Monday, May 14, 2012

US priests reportedly behind Vatican crackdown on nuns

A Vatican crackdown launched last month on the largest leadership organization for U.S. nuns reportedly was spurred on by American Catholic officials worried the nuns aren't vocal enough on conservative social issues.

On April 18, after a three-year investigation, the Vatican’s doctrine watchdog appointed Archbishop J. Peter Sartain of Seattle to oversee the nuns' organization and reform its programs to adhere more closely to "the teachings and discipline of the Church." 

The issues raised by the Vatican include the nuns' lack of outspokenness on issues such as gay marriage, abortion and contraception. Another concern is related to the conferences organized by the group featuring "a prevalence of certain radical feminist themes incompatible with the Catholic faith."

In a statement, the Leadership Conference of Women Religious, an umbrella organization representing 57,000 nuns in the U.S., said it had been "taken by surprise by the gravity of the mandate."

The Vatican’s initiative was triggered by U.S. Archbishop William E. Lori's petition to investigate the nuns, according to the National Catholic Reporter and the British Catholic weekly The Tablet. Lori was recently appointed by the pope to lead the Archdiocese of Baltimore.

According to those same reports, Cardinal Bernard F. Law -- disgraced former archbishop of Boston -- was "the person in Rome most forcefully supporting Bishop Lori’s proposal." 

After media reports revealed he had permitted priests accused of sexually molesting children to continue serving, Law resigned in 2002. 

Pope John Paul II appointed Law as archpriest of the Papal Basilica of St. Mary Major in Rome in 2004, but he resigned from this position in November 2011 when he turned 80, the age most cardinals retire.

Other American churchmen in Rome, including Cardinal Raymond Burke and Cardinal James Stafford, reportedly backed the investigation, according to the Religion News Service

The probe was led by former archbishop of San Francisco Cardinal William Levada, who has served on the Vatican's doctrine congregation since 2005.

The U.S. Conference of Catholic Bishops would not comment on the role of U.S. priests in the investigation into the nuns.

The Americans in Rome wouldn't have had the authority to start the investigation themselves, but they could lobby the Congregation for the Doctrine of the Faith -- the Vatican's doctrine watchdog -- for it, religion journalist and Vatican expert David Gibson told msnbc.com. Cardinal Joseph Ratzinger was the head of this congregation before he was elected pope in 2005.

Gibson, a Religion News Service correspondent, said the crackdown shows that concerns about poverty and economic inequality are taking a backseat in the church.

“There’s so much riding on the gay marriage battle, and on abortion rights, and on contraception that [bishops] want everybody in the church to be doubling down on those issues and not being distracted by social justice,” Gibson told msnbc.com.

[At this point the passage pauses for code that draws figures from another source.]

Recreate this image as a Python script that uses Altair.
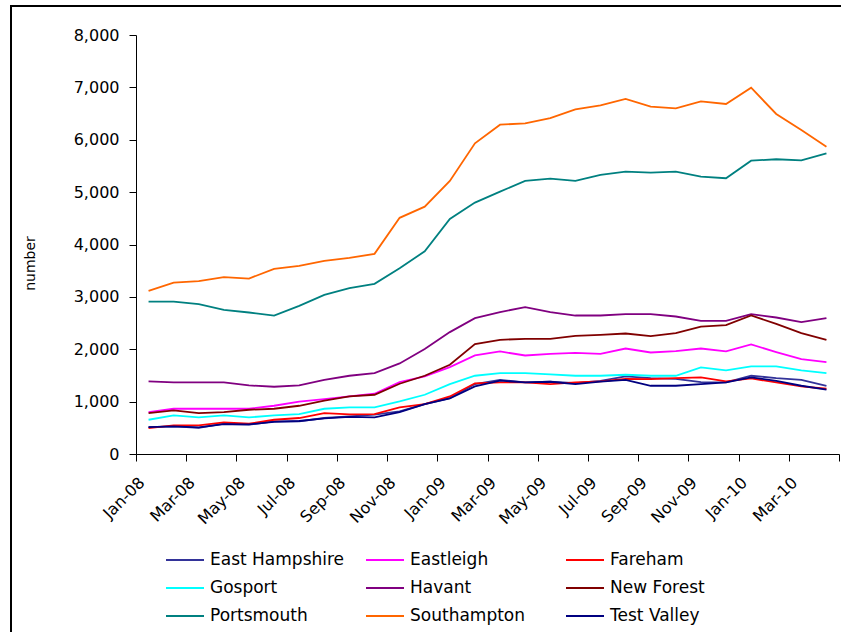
import json

import altair as alt
import pandas as pd

# Month labels, January 2008 to April 2010
months = [
    "Jan-08", "Feb-08", "Mar-08", "Apr-08", "May-08", "Jun-08", "Jul-08",
    "Aug-08", "Sep-08", "Oct-08", "Nov-08", "Dec-08", "Jan-09", "Feb-09",
    "Mar-09", "Apr-09", "May-09", "Jun-09", "Jul-09", "Aug-09", "Sep-09",
    "Oct-09", "Nov-09", "Dec-09", "Jan-10", "Feb-10", "Mar-10", "Apr-10",
]

districts = [
    "East Hampshire", "Eastleigh", "Fareham",
    "Gosport", "Havant", "New Forest",
    "Portsmouth", "Southampton", "Test Valley",
]

colors = [
    "#333399", "#ff00ff", "#ff0000",
    "#00ffff", "#800080", "#800000",
    "#008080", "#ff6600", "#000080",
]

east_hampshire = [515, 527, 500, 578, 559, 622, 622, 687, 718, 750, 813, 954, 1068, 1335,
                  1417, 1366, 1379, 1354, 1398, 1481, 1449, 1436, 1373, 1366, 1494, 1449, 1417, 1303]
eastleigh = [801, 864, 864, 864, 864, 921, 998, 1049, 1099, 1150, 1373, 1481, 1660, 1881,
             1958, 1881, 1913, 1932, 1913, 2014, 1938, 1965, 2014, 1958, 2091, 1946, 1812, 1755]
fareham = [496, 546, 546, 603, 578, 654, 687, 782, 756, 763, 890, 954, 1099, 1350,
           1366, 1366, 1335, 1366, 1385, 1436, 1430, 1449, 1462, 1385, 1443, 1366, 1290, 1246]
gosport = [654, 737, 699, 737, 699, 737, 763, 864, 890, 890, 1004, 1131, 1335, 1494,
           1545, 1545, 1519, 1494, 1494, 1513, 1494, 1494, 1653, 1596, 1672, 1672, 1596, 1545]
havant = [1385, 1366, 1366, 1366, 1309, 1284, 1309, 1417, 1494, 1545, 1729, 2003, 2327, 2594,
          2709, 2804, 2709, 2644, 2644, 2671, 2671, 2625, 2543, 2543, 2671, 2606, 2518, 2594]
new_forest = [782, 832, 782, 801, 845, 864, 921, 1017, 1099, 1131, 1341, 1494, 1704, 2098,
              2180, 2200, 2200, 2257, 2276, 2301, 2251, 2308, 2434, 2461, 2644, 2486, 2308, 2180]
portsmouth = [2911, 2911, 2861, 2753, 2702, 2644, 2829, 3039, 3167, 3249, 3548, 3870, 4489, 4800,
              5010, 5214, 5258, 5214, 5328, 5391, 5372, 5391, 5296, 5265, 5601, 5628, 5608, 5742]
southampton = [3115, 3274, 3300, 3376, 3350, 3535, 3592, 3688, 3745, 3821, 4509, 4723, 5214, 5933,
               6288, 6314, 6415, 6581, 6657, 6778, 6632, 6600, 6734, 6683, 6994, 6492, 6187, 5868]
test_valley = [515, 527, 510, 570, 565, 615, 630, 680, 710, 699, 800, 950, 1060, 1290,
               1400, 1366, 1379, 1335, 1380, 1417, 1303, 1303, 1335, 1366, 1462, 1398, 1303, 1227]

series = [east_hampshire, eastleigh, fareham, gosport, havant,
          new_forest, portsmouth, southampton, test_valley]

rows = []
for name, values in zip(districts, series):
    for i, v in enumerate(values):
        rows.append({"district": name, "idx": i, "month": months[i], "number": v})
df = pd.DataFrame(rows)

FONT = "DejaVu Sans"
n = len(months)

# Ticks sit on the boundaries between months, every second month labelled
tick_values = [i - 0.5 for i in range(0, n + 1, 2)]
label_expr = "(" + json.dumps(months) + ")[datum.value + 0.5] || ''"

lines = (
    alt.Chart(df)
    .mark_line(strokeWidth=1.8)
    .encode(
        x=alt.X(
            "idx:Q",
            scale=alt.Scale(domain=[-0.5, n - 0.5], nice=False, zero=False),
            axis=alt.Axis(
                values=tick_values,
                labelExpr=label_expr,
                labelAngle=315,
                labelAlign="right",
                labelBaseline="top",
                labelPadding=13,
                labelOverlap=False,
                labelFontSize=16,
                title=None,
                grid=False,
                tickSize=7,
            ),
        ),
        y=alt.Y(
            "number:Q",
            scale=alt.Scale(domain=[0, 8000], nice=False),
            axis=alt.Axis(
                values=list(range(0, 8001, 1000)),
                format=",d",
                title="number",
                titleAngle=270,
                titleX=-106,
                titleY=228,
                titleAlign="center",
                titleBaseline="middle",
                titleFontWeight="normal",
                titleFontSize=14,
                labelOverlap=False,
                grid=False,
                tickSize=7,
                labelPadding=10,
            ),
        ),
        color=alt.Color(
            "district:N",
            scale=alt.Scale(domain=districts, range=colors),
            sort=districts,
            legend=alt.Legend(
                title=None,
                orient="none",
                legendX=29,
                legendY=505,
                columns=3,
                direction="horizontal",
                gridAlign="all",
                columnPadding=17,
                rowPadding=-5,
                symbolType="stroke",
                symbolSize=1444,
                symbolStrokeWidth=2,
                labelOffset=5,
                labelFontSize=17,
                labelFont=FONT,
                labelColor="#000000",
                padding=0,
            ),
        ),
        detail="district:N",
    )
)

# Outer frame around the whole chart
frame = (
    alt.Chart(pd.DataFrame({"f": [0]}))
    .mark_rect(fill="transparent", stroke="#000000", strokeWidth=2)
    .encode(
        x=alt.value(-125),
        x2=alt.value(720),
        y=alt.value(-29),
        y2=alt.value(640),
    )
)

chart = (
    alt.layer(frame, lines)
    .properties(
        width=703,
        height=419,
        padding={"left": 136, "top": 35, "right": 2, "bottom": 178},
        autosize=alt.AutoSizeParams(type="none"),
        background="#ffffff",
    )
    .configure_view(stroke=None)
    .configure_axis(
        labelFont=FONT,
        titleFont=FONT,
        labelFontSize=16,
        labelColor="#000000",
        titleColor="#000000",
        domainColor="#000000",
        tickColor="#000000",
        domainWidth=1,
        tickWidth=1,
    )
)

chart.save("out.html", embed_options={"renderer": "svg", "actions": False})
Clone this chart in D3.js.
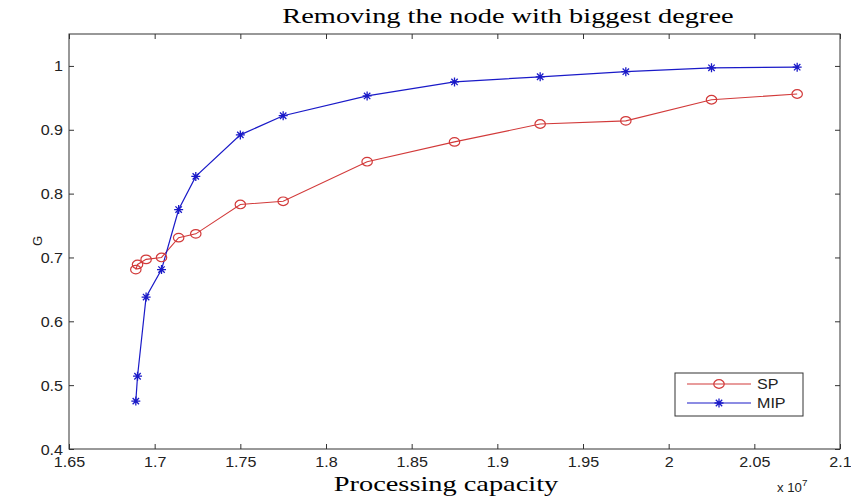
<!DOCTYPE html>
<html><head><meta charset="utf-8">
<script src="https://cdn.jsdelivr.net/npm/d3@7"></script>
<style>body{margin:0;background:#fff}svg{display:block}</style>
</head><body><svg id="c" width="851" height="499"></svg>
<script>
const xVals = [1.689, 1.690, 1.695, 1.704, 1.714, 1.724, 1.750, 1.775, 1.824, 1.875, 1.925, 1.975, 2.025, 2.075];
const spVals = [0.681, 0.689, 0.697, 0.700, 0.731, 0.737, 0.783, 0.788, 0.850, 0.881, 0.909, 0.914, 0.947, 0.956];
const mipVals = [0.475, 0.514, 0.638, 0.681, 0.775, 0.827, 0.892, 0.922, 0.953, 0.975, 0.983, 0.991, 0.997, 0.998];
const xTicks = [1.65, 1.7, 1.75, 1.8, 1.85, 1.9, 1.95, 2, 2.05, 2.1];
const yTicks = [0.4, 0.5, 0.6, 0.7, 0.8, 0.9, 1];
const seriesNames = ["SP", "MIP"];

const L = 69, R = 840, T = 34, B = 449;
const svg = d3.select("#c");
const x = d3.scaleLinear().domain([1.65, 2.1]).range([L, R]);
const y = d3.scaleLinear().domain([0.4, 1.05]).range([B, T]);
const tickFont = "'Liberation Sans', Arial, sans-serif";
const serif = "'Liberation Serif', 'Times New Roman', serif";
const axisCol = "#333";
const SX = 1.15;

svg.append("rect").attr("x", L).attr("y", T).attr("width", R - L).attr("height", B - T)
  .attr("fill", "none").attr("stroke", axisCol).attr("stroke-width", 1);

function styleAxis(g) {
  g.select(".domain").remove();
  g.selectAll(".tick line").attr("stroke", axisCol);
  g.selectAll(".tick text").attr("fill", "#222").style("font-family", tickFont).style("font-size", "14px");
}
const fmt = d => String(+d.toFixed(2));
svg.append("g").attr("transform", `translate(0,${B})`)
  .call(d3.axisBottom(x).tickValues(xTicks).tickFormat(fmt).tickSizeInner(-5).tickSizeOuter(0).tickPadding(8))
  .call(styleAxis)
  .call(g => g.selectAll(".tick text").attr("transform", `scale(${SX},1)`));
svg.append("g").attr("transform", `translate(0,${T})`)
  .call(d3.axisTop(x).tickValues(xTicks).tickFormat("").tickSizeInner(-5).tickSizeOuter(0))
  .call(styleAxis);
svg.append("g").attr("transform", `translate(${L},0)`)
  .call(d3.axisLeft(y).tickValues(yTicks).tickFormat(fmt).tickSizeInner(-5).tickSizeOuter(0).tickPadding(6))
  .call(styleAxis)
  .call(g => g.selectAll(".tick text").attr("x", -6 / SX).attr("dy", "0.36em").attr("transform", `scale(${SX},1)`));
svg.append("g").attr("transform", `translate(${R},0)`)
  .call(d3.axisRight(y).tickValues(yTicks).tickFormat("").tickSizeInner(-5).tickSizeOuter(0))
  .call(styleAxis);

const spCol = "#d23a3a", mipCol = "#1a1ac8";
const line = d3.line().x(d => x(d[0])).y(d => y(d[1]));
const sp = xVals.map((v, i) => [v, spVals[i]]);
const mip = xVals.map((v, i) => [v, mipVals[i]]);

function star(g, cx, cy, col) {
  const s = 4.5, d = 3.2;
  g.append("path").attr("d",
    `M${cx - s},${cy}H${cx + s}M${cx},${cy - s}V${cy + s}M${cx - d},${cy - d}L${cx + d},${cy + d}M${cx - d},${cy + d}L${cx + d},${cy - d}`)
    .attr("stroke", col).attr("stroke-width", 1.3).attr("fill", "none");
}
function circ(g, cx, cy, col) {
  g.append("ellipse").attr("cx", cx).attr("cy", cy).attr("rx", 5.2).attr("ry", 4.3)
    .attr("fill", "none").attr("stroke", col).attr("stroke-width", 1.2);
}

svg.append("path").datum(sp).attr("d", line).attr("fill", "none").attr("stroke", spCol).attr("stroke-width", 1.1);
svg.append("path").datum(mip).attr("d", line).attr("fill", "none").attr("stroke", mipCol).attr("stroke-width", 1.2);
const gm = svg.append("g");
sp.forEach(d => circ(gm, x(d[0]), y(d[1]), spCol));
mip.forEach(d => star(gm, x(d[0]), y(d[1]), mipCol));

// title and labels (horizontally stretched like the reference)
svg.append("text").attr("transform", "translate(508,23) scale(1.29,1)").attr("text-anchor", "middle")
  .style("font-family", serif).style("font-size", "22px")
  .text("Removing the node with biggest degree");
svg.append("text").attr("transform", "translate(446,491) scale(1.29,1)").attr("text-anchor", "middle")
  .style("font-family", serif).style("font-size", "22px")
  .text("Processing capacity");
const e = svg.append("text").attr("transform", "translate(777,492) scale(1.1,1)")
  .style("font-family", tickFont).style("font-size", "12px").attr("fill", "#222");
e.append("tspan").text("x 10");
e.append("tspan").attr("dy", -6).style("font-size", "9px").text("7");
svg.append("text").attr("transform", "translate(42,241) rotate(-90)").attr("text-anchor", "middle")
  .style("font-family", tickFont).style("font-size", "13px").attr("fill", "#222").text("G");

// legend
const lg = svg.append("g");
lg.append("rect").attr("x", 675).attr("y", 373).attr("width", 128).attr("height", 43)
  .attr("fill", "#fff").attr("stroke", axisCol).attr("stroke-width", 1);
[[spCol, 384, circ], [mipCol, 403, star]].forEach((s, i) => {
  lg.append("line").attr("x1", 687).attr("x2", 751).attr("y1", s[1]).attr("y2", s[1]).attr("stroke", s[0]).attr("stroke-width", 1.1);
  s[2](lg, 719, s[1], s[0]);
  lg.append("text").attr("transform", `translate(757,${s[1] + 5}) scale(${SX},1)`).style("font-family", tickFont).style("font-size", "14px")
    .attr("fill", "#222").text(seriesNames[i]);
});
</script></body></html>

Bishops have been playing defense for years in the wake of the church's sexual abuse crisis, and Gibson said they've been looking for issues on which they can reassert their moral authority.

“These issues are ones they think they can do that on, so they really want to show that... they’re calling the shots,” he added.

The statement issued by the Vatican read that "while there has been a great deal of work on the part of LCWR promoting issues of social justice in harmony with the church's social doctrine, it is silent on the right to life from conception to natural death."

While church leadership traditionally focuses on matters of doctrine, nuns have long been the public face of the church in the United States. They run the schools and hospitals and are concerned with performing the gospel rather than just preaching it from the pulpit, Gibson said.

American Catholics are showing their support for the nuns, organizing vigils all over the country to advocate for the end of the crackdown. 

The Nun Justice Project is one organization standing with the nuns against what they call "a prime example of how the hierarchy in the Roman Catholic Church misuses its power to diminish the voice of women."

An online petition started by Nun Justice had garnered more than 41,000 signatures at the time this story was written. Sister Annmarie Sanders, director of communications for the LCWR, told msnbc.com the organization finds the public support "heartening."

The LCWR will meet starting May 29 to begin its discussion of the Vatican's  doctrinal assessment and the implementation plan put forth by the Holy See. 

The Vatican has the power to remove the official recognition of the LCWR.